Ja, ich esse gern. Aber ich kann auch vielen Versuchungen widerstehen: Rohkost, Magerquark, Tee, Zwieback und Reiskekse zum Beispiel. Da bin ich die fleischgewordene Disziplin.
Nur bei Gebratenem, Süßem und einem Hopfenblütentee aus einer fränkischen Dorfbrauerei, da verzehrt sich meine Widerstandskraft. Für ein Stück „ahle Worscht“ aus meiner nordhessischen Heimat lasse ich jedes Wirsing-Soufflé an Bio-Karöttchen und mit Soja gefüllte Erbsen stehen.
Wie wäre es mit Medienfasten?
Im Ernst: Bereits zur Zeit des Alten und Neuen Testaments wurde in der Bevölkerung gefastet. Die Motivation unterschied sich jedoch von unserer heutigen sehr stark. Um das Fasten als geistliche Übung zu verstehen, liefert uns die Bibel eine Reihe an Erfahrungen, Motivationen und Gründen für ein Fasten um Gottes Willen. Nicht um besser und gesünder zu leben, sondern um die Beziehung zu meinem Schöpfer intakt zu halten.

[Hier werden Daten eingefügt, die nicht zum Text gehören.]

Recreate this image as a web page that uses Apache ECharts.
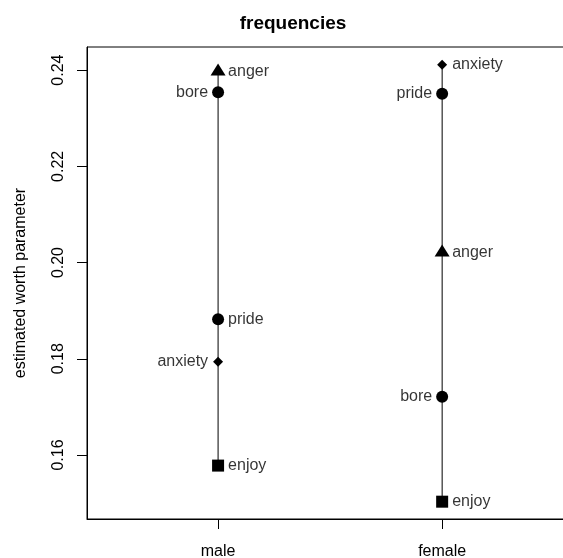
<!DOCTYPE html>
<html>
<head>
<meta charset="utf-8">
<script src="https://cdn.jsdelivr.net/npm/echarts@6/dist/echarts.min.js"></script>
<style>
html,body{margin:0;padding:0;background:#fff;}
#chart{width:563px;height:558px;}
</style>
</head>
<body>
<div id="chart"></div>
<script>
// ---- data ----
const groups = ['male', 'female'];
const items = ['anger', 'bore', 'pride', 'anxiety', 'enjoy'];
const maleWorth = [0.2397, 0.2354, 0.1882, 0.1794, 0.1578];
const femaleWorth = [0.2021, 0.1721, 0.2351, 0.2411, 0.1503];
const yTicks = [0.16, 0.18, 0.20, 0.22, 0.24];
const titleText = 'frequencies';
const yName = 'estimated worth parameter';

// ---- style ----
const FONT = "'Liberation Sans', Arial, Helvetica, sans-serif";
const symbolFor = {
  anger: {symbol: 'triangle', size: [15, 12], offset: [0, -2]},
  bore: {symbol: 'circle', size: 12, offset: [0, 0]},
  pride: {symbol: 'circle', size: 12, offset: [0, 0]},
  anxiety: {symbol: 'diamond', size: 10, offset: [0, 0]},
  enjoy: {symbol: 'rect', size: 12, offset: [0, 0]}
};
const labelSide = [
  ['right', 'left', 'right', 'left', 'right'],
  ['right', 'left', 'left', 'right', 'right']
];

const allWorth = [maleWorth, femaleWorth];
const series = [];

// vertical segments
allWorth.forEach((vals, gi) => {
  const x = gi + 1;
  series.push({
    type: 'line', symbol: 'none', silent: true, z: 1,
    lineStyle: {color: '#000', width: 1},
    data: [[x, Math.min(...vals)], [x, Math.max(...vals)]]
  });
});

// markers
items.forEach((name, ii) => {
  const s = symbolFor[name];
  series.push({
    type: 'scatter', name: name, z: 3,
    symbol: s.symbol, symbolSize: s.size, symbolOffset: s.offset,
    itemStyle: {color: '#000', opacity: 1},
    data: allWorth.map((vals, gi) => [gi + 1, vals[ii]])
  });
});

// labels
const labelData = [];
allWorth.forEach((vals, gi) => {
  items.forEach((name, ii) => {
    labelData.push({
      value: [gi + 1, vals[ii]],
      label: {
        show: true, formatter: name, position: labelSide[gi][ii], distance: 10,
        color: '#000', fontSize: 16, fontFamily: FONT
      }
    });
  });
});
series.push({
  type: 'scatter', symbolSize: 0, z: 4, silent: true,
  itemStyle: {color: 'transparent'},
  data: labelData
});

const chart = echarts.init(document.getElementById('chart'), null, {renderer: 'canvas'});
chart.setOption({
  animation: false,
  backgroundColor: '#fff',
  title: {
    text: titleText, left: 288, top: 9, textAlign: 'center',
    textStyle: {fontSize: 19, fontWeight: 'bold', color: '#000', fontFamily: FONT}
  },
  grid: {
    left: 87, top: 47, width: 512, height: 472,
    show: true, borderColor: '#000', borderWidth: 1,
    containLabel: false, outerBoundsMode: 'none'
  },
  xAxis: {
    type: 'value', min: 0.415, max: 2.7,
    splitLine: {show: false},
    axisLine: {show: true, onZero: false, lineStyle: {color: '#000', width: 1}},
    axisTick: {show: true, length: 10, customValues: [1, 2], lineStyle: {color: '#000'}},
    axisLabel: {
      customValues: [1, 2], margin: 25,
      formatter: v => groups[Math.round(v) - 1] || '',
      color: '#000', fontSize: 16, fontFamily: FONT
    }
  },
  yAxis: {
    type: 'value', min: 0.1467, max: 0.2448,
    name: yName, nameLocation: 'middle', nameGap: 58, nameRotate: 90,
    nameTextStyle: {color: '#000', fontSize: 16, fontFamily: FONT},
    splitLine: {show: false},
    axisLine: {show: true, onZero: false, lineStyle: {color: '#000', width: 1}},
    axisTick: {show: true, length: 10, customValues: yTicks, lineStyle: {color: '#000'}},
    axisLabel: {
      customValues: yTicks, rotate: 90, margin: 20,
      formatter: v => v.toFixed(2),
      color: '#000', fontSize: 16, fontFamily: FONT
    }
  },
  series: series
});
</script>
</body>
</html>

Denn ohne diesen Bezug auf Gott bleibt das Fasten eine Selbstreinigung, ein verkrampfter Kampf um Kalorien und den Yoyo-Effekt, der jedes ernährungsbewusste Fasten im Frust enden lässt.
Wie wäre es mit Medienfasten, mit Schweigezeiten, mit einer Klausur, in der man seine Neigung zum Zorn und zur Ungeduld aufarbeitet, unbefangen unverkrampft sich dem Anspruch und Zuspruch der Bibel stellt.
Ich habe einmal ein Totalfasten nach einer Woche abgebrochen, weil ich in eine Fasteneuphorie geraten bin, die mich in eine Fastenarroganz getrieben hat, in dem ich jeden adipösen Mensch mit Verachtung gestraft habe.
Ich wünsche allen Fastenden eine heilsame Entschlackung des Leibes und der Seele.